Aanvullende rechtsmacht
Een en ander betekent niet dat we binnen afzienbare tijd Israëlische militairen of politici in de beklaagdenbank van het ISH kunnen verwachten. Het is van belang te beseffen dat de rechtsmacht van het ISH aanvullend is. Als in de betreffende staat de verdenkingen van de misdrijven, waar het in het statuut om gaat, zijn voorgelegd aan een onafhankelijke rechter, dan moet het Strafhof de zaak overlaten aan die nationale rechter. In het geval van Israël geldt dat dit land een onafhankelijke rechterlijke macht kent, die uitstekend in staat is om eventueel door militairen of burgers gepleegde misdrijven te behandelen.

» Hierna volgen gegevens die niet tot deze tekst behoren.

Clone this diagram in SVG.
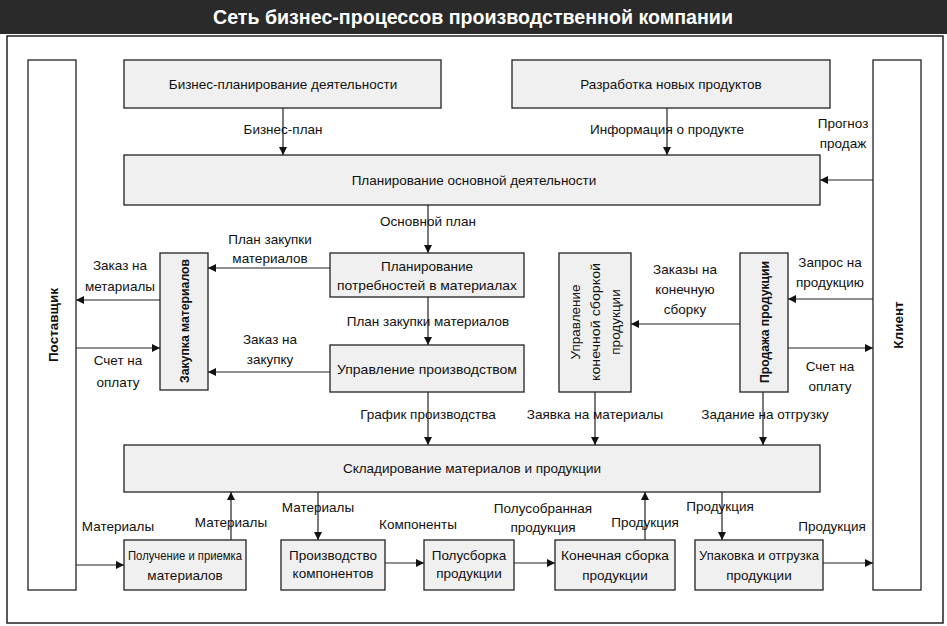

Verder betekent de toetreding van ‘Palestina’ tot het statuut van het ISH ook dat misdrijven gepleegd door bijvoorbeeld Hamasterroristen aan het ISH kunnen worden voorgelegd. Ten slotte is voor berechting vereist dat verdachten zijn overgedragen aan het ISH. Het Hof is daarbij afhankelijk van de medewering van staten. Het is hoe dan ook zaak de geschetste ontwikkelingen nauwlettend te volgen. Zij tonen in ieder geval aan dat de strijd tegen Israël ook via het Strafhof gevoerd zal worden.